秦國所有的生產都是按計劃完成的,實行的是目標管理。秦律規定:即不是官府工室本年度應生產的產品,又沒有朝廷的特別命書,而擅敢制作其他器物,工師與丞各要罰二甲。這充分說明,朝廷每年都是要給官府工室下達生產任務的。采礦、冶鐵業也是如此,朝廷要收取每年規定的產品數量,如在尚未驗收時就有丟失,或不能生產到規定數量,罰其曹長一盾。可見,官府手工業必須按朝廷計劃進行生產,不得擅自改變,也不得完不成任務。
秦國的這種數字化管理,不僅體現在上述國家對經濟的宏觀調控上,還體現在具體生產的過程中,體現在每一個具體的生產要素上。秦人最大的特點是功利實用,做事目標非常明確。而功利向來是和經驗聯姻的,數字化管理的背后恰恰是世界觀上的經驗主義。經驗主義,就是依靠經驗,唯經驗是從,把過去的經驗推向未來,把“試點”中取得的經驗向全國推廣。秦國就是如此,由做基礎工作經驗最豐富的行家里手,將經驗匯集總結成文,落實成一個個精確的數字,并在全國推廣實行。
我們上面提到,在秦國的直屬牧場里,牛馬的的腰圍減瘦了,每減瘦一寸要笞打主事者十下。養牛要養到什么程度,看來是有一個標準的,否則就無法判斷牛是瘦了還是肥了。還有戰馬,也是有一定規格的。秦國的軍法規定,戰馬的選擇必須是5尺8寸(相當于今天的133厘米),這保證了由馬所組成的方隊在戰斗時前進與后退可以做到一步不差,不會留下任何薄弱的缺口,保證了整個隊伍方陣的整體性,從而保證了號令一發排山倒海、不可阻擋的銳氣和戰斗力。戰馬的選擇有了規格,在喂養過程中就有了標準。喂養到這個標準,負責的官吏就應該受到獎賞,否則,達不到標準,自然要受到懲罰。

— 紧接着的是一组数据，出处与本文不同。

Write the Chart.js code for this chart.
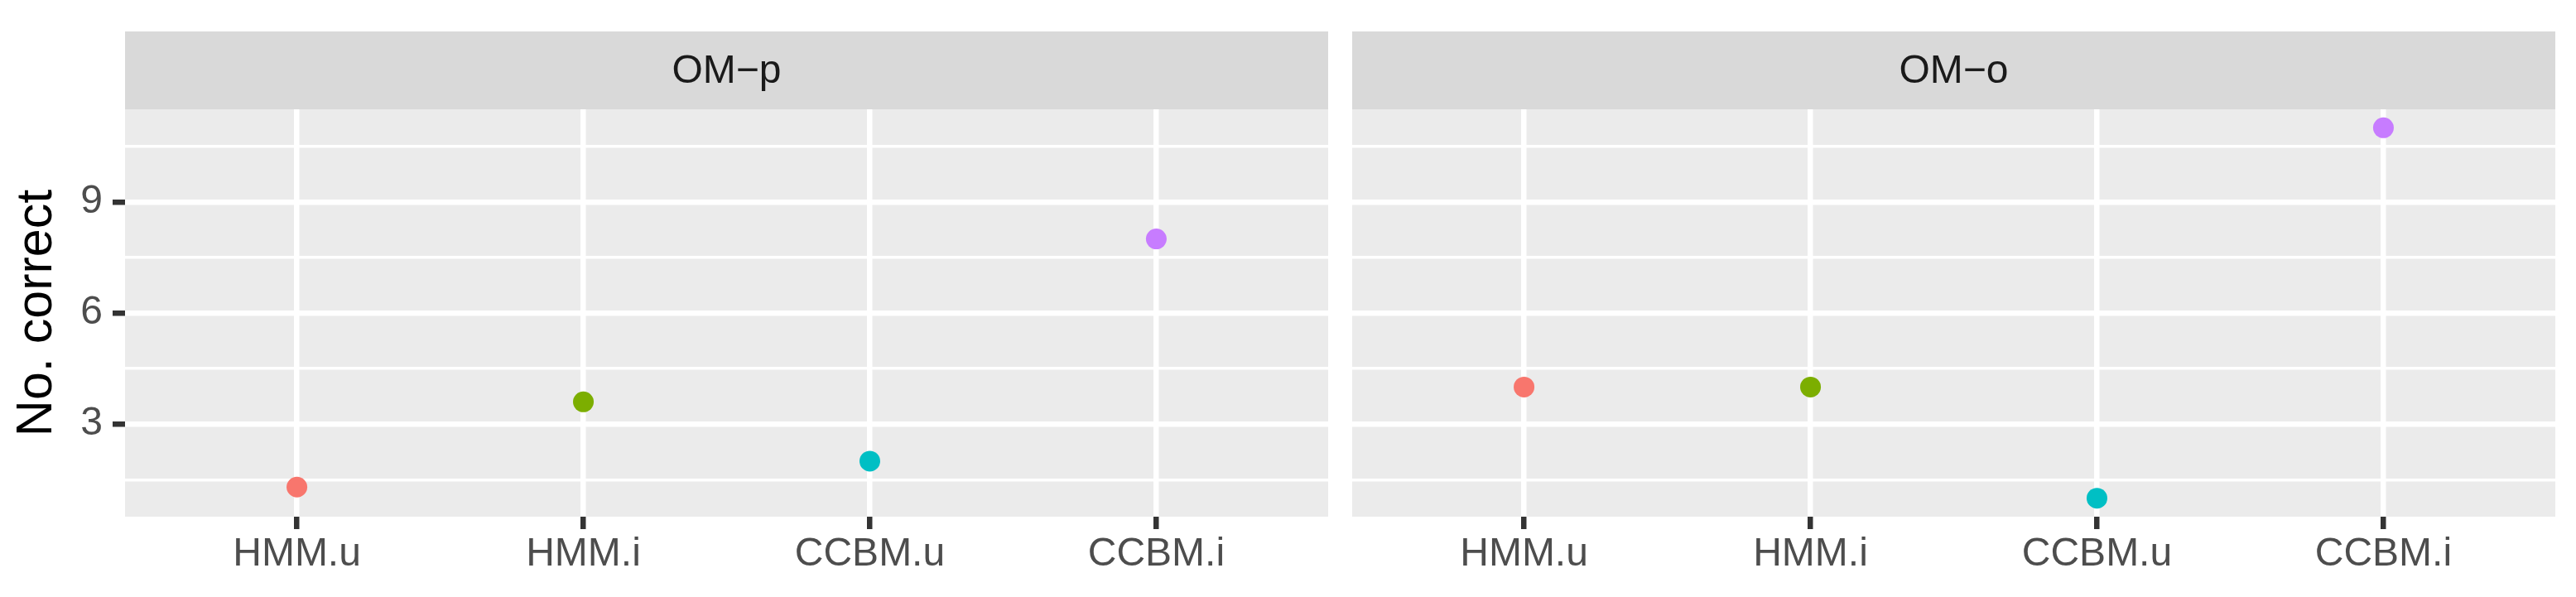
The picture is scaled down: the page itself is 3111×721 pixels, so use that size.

在農業耕作方面,秦國也處處顯現出數字參與管理的精確性和高效性。如在播種時要求水稻種子每畝用二又三分之二斗、谷子和麥子用一斗、小豆三分之二斗、大豆半斗等,這種在全國推廣的數字化管理使得耕作的收益達到最大化,即我們今天經濟學意義上的最優。就是說,在一些專業方面選擇一些最優化的標準,用數字固定下來,強制在全國推廣。還有其它諸如此類的種種,使得秦國的農業達到空前的先進與發達,其農業先進的管理一點不亞于2000年后的今天。
數字化管理不僅表現在農耕、畜牧的生產過程中,還表現在分配領域。國有化的經濟在秦國占絕對地位,自然就會帶來國家運行成本的問題。當勞動者都在為國家效力,執行職務行為時,他們的一切開銷要由國家來負擔。軍隊上戰場,士兵的吃穿住行的費用自然要由國家來負擔。奴隸、刑徒,雖然在皮鞭下無償地為國家勞動,但他們也要吃飯。不吃飯就無法延續勞動力。這一部分支出,自然也是國家來買單。還有,秦國有一個龐大的官僚系統,大大小小的官吏,都是國家的公務員,他們的俸祿、薪酬、出差時的津貼,不用說,也是從國家財政中支出的。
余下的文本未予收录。